A social enterprise is a business that puts the society and the environment at its heart rather than the financial interests of individuals. It operates as a business but in a way that puts others interests first.
What is the role of social enterprise in today’s economy?
Social enterprise can do virtually anything. It is an ethical alternative business model. We see increasing numbers of social enterprise working in health and education because of the opportunities that government policies are opening up. However social enterprises can also fill in the gaps and provide innovative solutions for those people that are marginalized by society eg employment and training, provision of important services that the private sector would not provide due to the lower profit margin.
Why is, in your opinion, accreditation important for social enterprises?
Without accreditation/certification there is no consistency over what is called a social enterprise. Although the UK is seen as a leading country in this area but each person has their own idea about what social enterprise means. The Social Enterprise Mark reclaimed those words for the social enterprise sector. We consulted with existing custom and practice to develop the criteria. We want to be seen as different. You can only differentiate if you are clear about the boundaries of why you are, and challenge others that claim to represent social enterprises when they are not. It also provides an external verification of the credentials – so it’s not ‘we are a social enterprise because we say we are’.
Describe the process of being accredited by the Social Enterprise Mark.

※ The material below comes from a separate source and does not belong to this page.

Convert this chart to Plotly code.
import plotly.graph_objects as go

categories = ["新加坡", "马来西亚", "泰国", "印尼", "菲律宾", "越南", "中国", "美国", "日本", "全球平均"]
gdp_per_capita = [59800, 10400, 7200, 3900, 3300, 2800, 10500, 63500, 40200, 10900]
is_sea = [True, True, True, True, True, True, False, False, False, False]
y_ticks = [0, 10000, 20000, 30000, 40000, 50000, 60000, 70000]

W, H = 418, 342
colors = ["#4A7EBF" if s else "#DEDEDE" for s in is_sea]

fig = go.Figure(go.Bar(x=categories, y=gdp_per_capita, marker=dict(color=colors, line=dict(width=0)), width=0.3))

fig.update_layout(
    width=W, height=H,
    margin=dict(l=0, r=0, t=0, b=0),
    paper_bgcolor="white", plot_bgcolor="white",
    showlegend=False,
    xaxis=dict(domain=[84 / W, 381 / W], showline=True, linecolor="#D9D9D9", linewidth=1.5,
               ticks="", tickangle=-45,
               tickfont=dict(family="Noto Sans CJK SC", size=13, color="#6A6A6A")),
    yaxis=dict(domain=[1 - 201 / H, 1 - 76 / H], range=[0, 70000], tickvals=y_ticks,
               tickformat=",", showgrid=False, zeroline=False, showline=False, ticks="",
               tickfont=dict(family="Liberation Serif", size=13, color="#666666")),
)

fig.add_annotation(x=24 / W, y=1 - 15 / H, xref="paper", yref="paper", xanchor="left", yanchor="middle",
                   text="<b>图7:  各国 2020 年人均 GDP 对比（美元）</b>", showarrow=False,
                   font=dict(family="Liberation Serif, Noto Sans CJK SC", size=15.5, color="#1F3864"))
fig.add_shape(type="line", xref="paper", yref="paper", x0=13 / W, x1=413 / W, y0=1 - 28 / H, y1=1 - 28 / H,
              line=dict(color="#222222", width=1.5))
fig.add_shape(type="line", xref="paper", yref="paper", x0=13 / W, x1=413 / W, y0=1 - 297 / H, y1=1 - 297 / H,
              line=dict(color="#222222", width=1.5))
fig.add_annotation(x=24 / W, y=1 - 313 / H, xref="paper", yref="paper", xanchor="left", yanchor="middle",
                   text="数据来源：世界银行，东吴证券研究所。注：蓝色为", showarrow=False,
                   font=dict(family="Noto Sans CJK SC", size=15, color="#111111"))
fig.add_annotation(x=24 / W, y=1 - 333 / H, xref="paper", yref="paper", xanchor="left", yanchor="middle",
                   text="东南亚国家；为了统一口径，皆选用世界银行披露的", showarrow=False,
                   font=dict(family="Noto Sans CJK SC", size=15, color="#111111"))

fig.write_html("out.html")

It is very simple in the UK. You go onto our webpage http://www.socialenterprisemark.org.uk/and fill out the online form using your governing documents and accounts. Our criteria are also found here. We also have a customer helpline if people have problems. If the company does not qualify we will advise them on what they need to do. Once we have all the information this is then assessed by our assessor and if necessary it goes to our Certification Panel for approval which can take up to a month. Each year our Markholders have to declare any changes that might have been made which could include changes that mean qualification is questioned. In some cases we have to remove the Mark. In the case of international applications we are still trialing our approach: for example, in Middle East C3 – Consult and Coach for a Cause is helping us explore the market and test the framework!
What has been the biggest challenge for you working with the Social Enterprise Mark?

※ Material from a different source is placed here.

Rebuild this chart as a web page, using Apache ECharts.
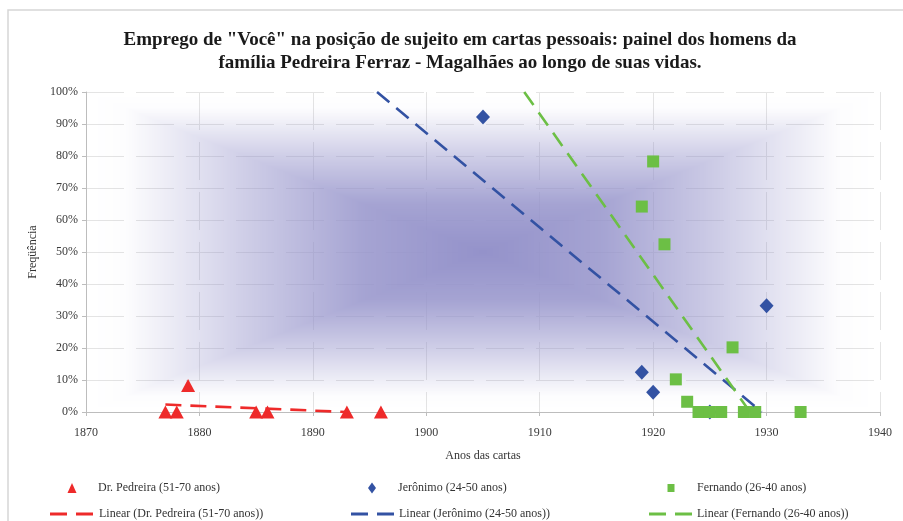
<!DOCTYPE html>
<html>
<head>
<meta charset="utf-8">
<script src="https://cdn.jsdelivr.net/npm/echarts@6/dist/echarts.min.js"></script>
<style>
  html, body { margin: 0; padding: 0; background: #ffffff; }
  #chart { width: 903px; height: 521px; }
</style>
</head>
<body>
<div id="chart"></div>
<script>
// Letters by year and share of "Você" as subject (%), one pair of arrays per writer
const seriesNames = ['Dr. Pedreira (51-70 anos)', 'Jerônimo (24-50 anos)', 'Fernando (26-40 anos)'];
const trendNames = ['Linear (Dr. Pedreira (51-70 anos))', 'Linear (Jerônimo (24-50 anos))', 'Linear (Fernando (26-40 anos))'];

const pedreiraYears = [1877, 1878, 1879, 1885, 1886, 1893, 1896];
const pedreiraValues = [0, 0, 8.3, 0, 0, 0, 0];

const jeronimoYears = [1905, 1919, 1920, 1925, 1930];
const jeronimoValues = [92.2, 12.4, 6.2, 0, 33.2];

const fernandoYears = [1919, 1920, 1921, 1922, 1923, 1924, 1925, 1926, 1927, 1928, 1929, 1933];
const fernandoValues = [64.2, 78.3, 52.4, 10.2, 3.2, 0, 0, 0, 20.2, 0, 0, 0];

// How many years each trend line is projected backwards
const trendBackcastYears = [0, 11, 11];

const yearMin = 1870, yearMax = 1940, yearStep = 10;
const pctMin = 0, pctMax = 100, pctStep = 10;

const colors = ['#ee2a2a', '#3352a3', '#6cbf45'];
const serif = 'Liberation Serif';

function pairs(xs, ys) { return xs.map((x, i) => [x, ys[i]]); }

// Least-squares line through the points, clipped to the value range of the axis
function linearTrend(xs, ys, back) {
  const n = xs.length;
  const mx = xs.reduce((a, b) => a + b, 0) / n;
  const my = ys.reduce((a, b) => a + b, 0) / n;
  let sxy = 0, sxx = 0;
  for (let i = 0; i < n; i++) {
    sxy += (xs[i] - mx) * (ys[i] - my);
    sxx += (xs[i] - mx) * (xs[i] - mx);
  }
  const slope = sxy / sxx;
  const icpt = my - slope * mx;
  const f = x => icpt + slope * x;
  const inv = y => (y - icpt) / slope;
  const clipEnd = (x) => {
    const y = f(x);
    if (y > pctMax) return inv(pctMax);
    if (y < pctMin) return inv(pctMin);
    return x;
  };
  const x0 = clipEnd(Math.min.apply(null, xs) - back);
  const x1 = clipEnd(Math.max.apply(null, xs));
  return [[x0, f(x0)], [x1, f(x1)]];
}

const scatterSets = [
  { years: pedreiraYears, values: pedreiraValues, symbol: 'triangle', size: [14, 13] },
  { years: jeronimoYears, values: jeronimoValues, symbol: 'diamond', size: [14, 15] },
  { years: fernandoYears, values: fernandoValues, symbol: 'rect', size: [12, 12] }
];

// Plot-area fill: rectangular gradient deepening toward the centre.
// Stops are [position from edge (0) to centre (1), opacity].
const fillRGB = [148, 146, 202];
const fillStops = [[0, 0], [0.1, 0.02], [0.4, 0.45], [0.7, 0.84], [1, 1]];

function stopAlpha(t) {
  for (let i = 1; i < fillStops.length; i++) {
    if (t <= fillStops[i][0]) {
      const a = fillStops[i - 1], b = fillStops[i];
      return a[1] + (b[1] - a[1]) * (t - a[0]) / (b[0] - a[0]);
    }
  }
  return fillStops[fillStops.length - 1][1];
}

let fillCache = null;
function fillImage(w, h) {
  w = Math.max(1, Math.round(w)); h = Math.max(1, Math.round(h));
  if (fillCache && fillCache.width === w && fillCache.height === h) return fillCache;
  const c = document.createElement('canvas');
  c.width = w; c.height = h;
  const ctx = c.getContext('2d');
  const img = ctx.createImageData(w, h);
  const hw = w / 2, hh = h / 2;
  for (let y = 0; y < h; y++) {
    for (let x = 0; x < w; x++) {
      const t = 1 - Math.max(Math.abs(x + 0.5 - hw) / hw, Math.abs(y + 0.5 - hh) / hh);
      const k = (y * w + x) * 4;
      img.data[k] = fillRGB[0];
      img.data[k + 1] = fillRGB[1];
      img.data[k + 2] = fillRGB[2];
      img.data[k + 3] = Math.round(stopAlpha(Math.max(0, t)) * 255);
    }
  }
  ctx.putImageData(img, 0, 0);
  fillCache = c;
  return c;
}

const series = [];
series.push({
  type: 'custom',
  name: 'plotFill',
  silent: true,
  clip: false,
  z: 1,
  data: [[1905, 50]],
  renderItem: function (params) {
    const cs = params.coordSys;
    return {
      type: 'image',
      style: { image: fillImage(cs.width, cs.height), x: cs.x, y: cs.y, width: cs.width, height: cs.height }
    };
  }
});

scatterSets.forEach((s, i) => {
  series.push({
    type: 'scatter',
    name: seriesNames[i],
    data: pairs(s.years, s.values),
    symbol: s.symbol,
    symbolSize: s.size,
    clip: false,
    z: 3 + i,
    itemStyle: { color: colors[i], opacity: 1 }
  });
});

scatterSets.forEach((s, i) => {
  series.push({
    type: 'line',
    name: trendNames[i],
    data: linearTrend(s.years, s.values, trendBackcastYears[i]),
    showSymbol: false,
    symbol: 'none',
    clip: false,
    z: 7,
    itemStyle: { color: colors[i] },
    lineStyle: { color: colors[i], width: 2.6, type: [16, 9] }
  });
});

// One legend per entry so each sits in its column
const legendText = { fontFamily: serif, fontSize: 12, color: '#333333', lineHeight: 14 };
function legendEntry(name, icon, left, top, w, h, pad) {
  return {
    data: [{ name: name, icon: icon }],
    left: left, top: top,
    itemWidth: w, itemHeight: h,
    padding: 0,
    selectedMode: false,
    textStyle: Object.assign({}, legendText, { padding: [0, 0, 0, pad] })
  };
}
const dashIcon = 'path://M0,0H17V3H0Z M26,0H43V3H26Z';
const legends = [
  legendEntry(seriesNames[0], 'triangle', 67.5, 481, 9, 10, 16.5),
  legendEntry(seriesNames[1], 'diamond', 368, 481, 8, 11, 17),
  legendEntry(seriesNames[2], 'rect', 667.5, 481, 7, 8, 17.5),
  legendEntry(trendNames[0], dashIcon, 50, 507, 43, 3, 1),
  legendEntry(trendNames[1], dashIcon, 351, 507, 43, 3, 0),
  legendEntry(trendNames[2], dashIcon, 649, 507, 43, 3, 0)
];

const chart = echarts.init(document.getElementById('chart'), null, { renderer: 'canvas' });
chart.setOption({
  backgroundColor: '#ffffff',
  animation: false,
  title: {
    text: 'Emprego de "Você" na posição de sujeito em cartas pessoais: painel dos homens da\nfamília Pedreira Ferraz - Magalhães ao longo de suas vidas.',
    left: 460,
    top: 29,
    padding: 0,
    textAlign: 'center',
    textStyle: { fontFamily: serif, fontSize: 19, fontWeight: 'bold', color: '#1a1a1a', lineHeight: 23 }
  },
  graphic: [{
    type: 'rect',
    silent: true,
    shape: { x: 8, y: 10, width: 905, height: 520 },
    style: { fill: null, stroke: '#d6d6d6', lineWidth: 1.5 },
    z: -10
  }],
  legend: legends,
  grid: { left: 86, right: 23, top: 92, bottom: 109, containLabel: false },
  xAxis: {
    type: 'value',
    min: yearMin, max: yearMax, interval: yearStep,
    name: 'Anos das cartas',
    nameLocation: 'middle',
    nameGap: 38,
    nameTextStyle: { fontFamily: serif, fontSize: 12, color: '#333333' },
    axisLine: { show: true, onZero: false, lineStyle: { color: '#bdbdbd', width: 1 } },
    axisTick: { show: true, length: 4, lineStyle: { color: '#bdbdbd' } },
    axisLabel: { margin: 15, fontFamily: serif, fontSize: 12, color: '#3a3a3a', formatter: v => String(v) },
    splitLine: { show: true, lineStyle: { color: '#e4e4e4', width: 1, type: [38, 12] } }
  },
  yAxis: {
    type: 'value',
    min: pctMin, max: pctMax, interval: pctStep,
    name: 'Freqüência',
    nameLocation: 'middle',
    nameRotate: 90,
    nameGap: 43,
    nameTextStyle: { fontFamily: serif, fontSize: 12, color: '#333333' },
    axisLine: { show: true, lineStyle: { color: '#bdbdbd', width: 1 } },
    axisTick: { show: true, length: 4, lineStyle: { color: '#bdbdbd' } },
    axisLabel: { margin: 8, fontFamily: serif, fontSize: 12, color: '#3a3a3a', formatter: '{value}%' },
    splitLine: { show: true, lineStyle: { color: '#e4e4e4', width: 1, type: [38, 12] } }
  },
  series: series
});
</script>
</body>
</html>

Starting something from scratch, when everyone else thought it was too difficult and the struggle to get recognized and get others to buy into your vision…to name but a few.
Where do you see social enterprise sector in ten years?
I think that social enterprise will be a much more common business model (certainly in the UK). Many new graduates are interested in making a difference to society rather than just loads of money. Life is becoming very different and more people have ethical motivations and want to carry that through their working life rather than just doing something as a volunteer or when they retire.
And finally, what was your personal motivation behind going into the social enterprise field and what advice would you give to social entrepreneurs at the beginning of their career?
My personal motivation is provided when others see and buy into the Social Enterprise Mark’s vision about being an alternative. There is potentially no limit for social enterprise if we were more creative in our thinking. Many children understand more than adults who just see business in very limited terms.
I would advise other new social entrepreneurs to give it time. It always takes much longer than you think. Also be really clear about what it is that you are doing and why and articulate what you are selling in one simple sentence. I’ve lost count of the social enterprises that can’t clearly articulate what they do. Most of all – make sure that there is a market for your product and there is a business case to develop it!